A month later, as Japanese soldiers advanced towards Singapore, the Australian nurses in the region were ordered to evacuate. Seventy-two nurses embarked with hundreds of patients and civilians aboard the Empire Star and the Wah Sui. They finally made it back to Australia, having suffered heavy bombardment on the way.
Not so fortunate were the 65 nurses, evacuated, along with many civilian women and children, on the SS Vyner Brooke. Twelve lost their lives when the ship was sunk, and 21 of the survivors were executed on Banka Island; the remaining 32 became prisoners of war. The captured nurses hoped their non-combatant status, symbolised by their now tattered uniforms, would protect them. It did not. For the next three and a half years, they were kept as prisoners under appalling conditions. Eight died in captivity.
Those who had uniforms put them on … this is the day they had been kept for … we tried not to remember we’d worn them to our cobber’s funerals.
Sister Veronica Clancy
Personnel charged with the transportation and treatment of the wounded and sick shall be respected and protected under all circumstances. If they fall into the hands of the enemy they shall not be treated as prisoners of war.

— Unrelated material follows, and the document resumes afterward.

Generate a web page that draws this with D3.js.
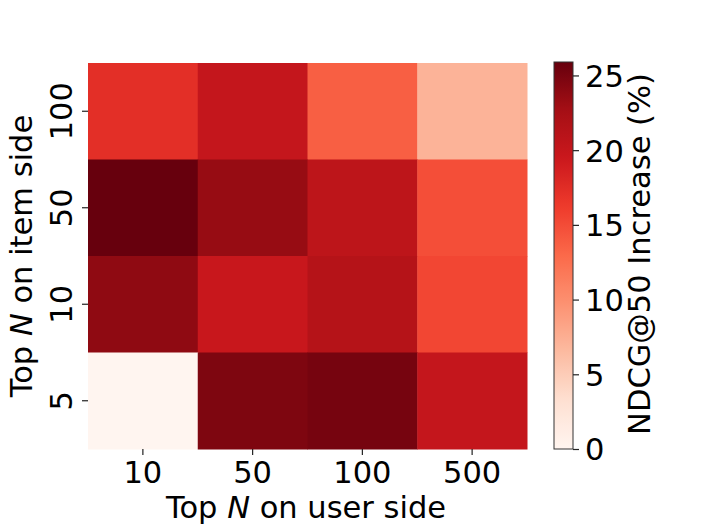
<!DOCTYPE html>
<html>
<head>
<meta charset="utf-8">
<script src="https://cdn.jsdelivr.net/npm/d3@7"></script>
<style>
  html, body { margin: 0; padding: 0; background: #fff; }
  svg { display: block; font-family: "DejaVu Sans", sans-serif; }
</style>
</head>
<body>
<svg id="chart" width="706" height="529"></svg>
<script>
// ---- data ----
const userSide = ["10", "50", "100", "500"];          // x categories
const itemSide = ["100", "50", "10", "5"];            // y categories (top to bottom)
const row100 = [17.3, 20.0, 13.7, 7.1];
const row50  = [25.9, 23.4, 20.6, 14.9];
const row10  = [23.8, 19.7, 21.3, 15.4];
const row5   = [0.0, 24.7, 25.1, 20.0];
const colorbarTicks = [0, 5, 10, 15, 20, 25];
const vmin = 0, vmax = 25.9;
const redsStops = ["#fff5f0","#fee0d2","#fcbba1","#fc9272","#fb6a4a","#ef3b2c","#cb181d","#a50f15","#67000d"];

(function () {
const rows = { "100": row100, "50": row50, "10": row10, "5": row5 };
const cells = [];
itemSide.forEach(r => userSide.forEach((c, i) => cells.push({ r, c, v: rows[r][i] })));

// ---- layout ----
const svg = d3.select("#chart");
const mLeft = 88, mRight = 527, mTop = 63, mBottom = 449;
const fs = 30.5;

const x = d3.scaleBand().domain(userSide).range([mLeft, mRight]).padding(0);
const y = d3.scaleBand().domain(itemSide).range([mTop, mBottom]).padding(0);
const color = d3.scaleLinear()
  .domain(redsStops.map((_, i) => vmin + (vmax - vmin) * i / (redsStops.length - 1)))
  .range(redsStops)
  .interpolate(d3.interpolateRgb)
  .clamp(true);

svg.append("g").selectAll("rect").data(cells).join("rect")
  .attr("x", d => x(d.c))
  .attr("y", d => y(d.r))
  .attr("width", x.bandwidth() + 0.5)
  .attr("height", y.bandwidth() + 0.5)
  .attr("fill", d => color(d.v));

// x axis
const xAxis = svg.append("g").attr("transform", `translate(0,${mBottom})`)
  .call(d3.axisBottom(x).tickSize(6).tickPadding(8));
xAxis.select(".domain").remove();
xAxis.selectAll(".tick line").attr("stroke", "#222").attr("stroke-width", 1.2);
xAxis.selectAll(".tick text").attr("font-size", fs).attr("fill", "#000")
  .attr("font-family", "DejaVu Sans").attr("dy", null).attr("y", 34);

// y axis
const yAxis = svg.append("g").attr("transform", `translate(${mLeft},0)`)
  .call(d3.axisLeft(y).tickSize(6));
yAxis.select(".domain").remove();
yAxis.selectAll(".tick line").attr("stroke", "#222").attr("stroke-width", 1.2);
yAxis.selectAll(".tick text").attr("font-size", fs).attr("fill", "#000")
  .attr("font-family", "DejaVu Sans")
  .attr("x", null).attr("dy", null)
  .attr("text-anchor", "middle")
  .attr("transform", "translate(-16.5,0) rotate(-90)");

// axis labels
const xl = svg.append("text").attr("x", 306).attr("y", 518)
  .attr("text-anchor", "middle").attr("font-size", fs).attr("fill", "#000");
xl.append("tspan").text("Top ");
xl.append("tspan").attr("font-style", "italic").text("N");
xl.append("tspan").text(" on user side");

const yl = svg.append("text").attr("transform", `translate(32.3,${(mTop + mBottom) / 2}) rotate(-90)`)
  .attr("text-anchor", "middle").attr("font-size", fs).attr("fill", "#000");
yl.append("tspan").text("Top ");
yl.append("tspan").attr("font-style", "italic").text("N");
yl.append("tspan").text(" on item side");

// colorbar
const cbX = 554, cbW = 19, cbTop = 62, cbBottom = 449;
const cbScale = d3.scaleLinear().domain([vmin, vmax]).range([cbBottom, cbTop]);
const defs = svg.append("defs");
const grad = defs.append("linearGradient").attr("id", "cbgrad")
  .attr("x1", 0).attr("y1", 1).attr("x2", 0).attr("y2", 0);
d3.range(0, 1.0001, 0.02).forEach(t => {
  grad.append("stop").attr("offset", t).attr("stop-color", color(vmin + t * (vmax - vmin)));
});
svg.append("rect").attr("x", cbX).attr("y", cbTop).attr("width", cbW).attr("height", cbBottom - cbTop)
  .attr("fill", "url(#cbgrad)").attr("stroke", "#333").attr("stroke-width", 1);

const cbAxis = svg.append("g").attr("transform", `translate(${cbX + cbW},0)`)
  .call(d3.axisRight(cbScale).tickValues(colorbarTicks).tickSize(6).tickPadding(6));
cbAxis.select(".domain").remove();
cbAxis.selectAll(".tick line").attr("stroke", "#222").attr("stroke-width", 1.2);
cbAxis.selectAll(".tick text").attr("font-size", fs).attr("fill", "#000")
  .attr("font-family", "DejaVu Sans").attr("dy", "0.36em");

svg.append("text").attr("transform", `translate(650,254) rotate(-90)`)
  .attr("text-anchor", "middle").attr("font-size", fs).attr("fill", "#000")
  .text("NDCG@50 Increase (%)");
})();
</script>
</body>
</html>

Geneva Convention Article Nine, 1929
Prison camp life in Sumatra: Sister Betty Jeffrey
The Australian survivors of the Vyner Brooke sinking were sent to Palembang camp on the island of Sumatra, where they joined 300 other women and children captured after the fall of Singapore. During the early days of their captivity, the nurses kept busy with educational activities and musical concerts. However, conditions worsened with each transfer to a new camp. Food and medical supplies were hopelessly inadequate, and the death toll rose.
Throughout this ordeal, Sister Betty Jeffrey kept a secret diary, later published as White coolies (1954). In her diary Jeffrey recorded the physical and mental battle for survival, the unrelenting obsession with food, the death of friends, and the fading of hope.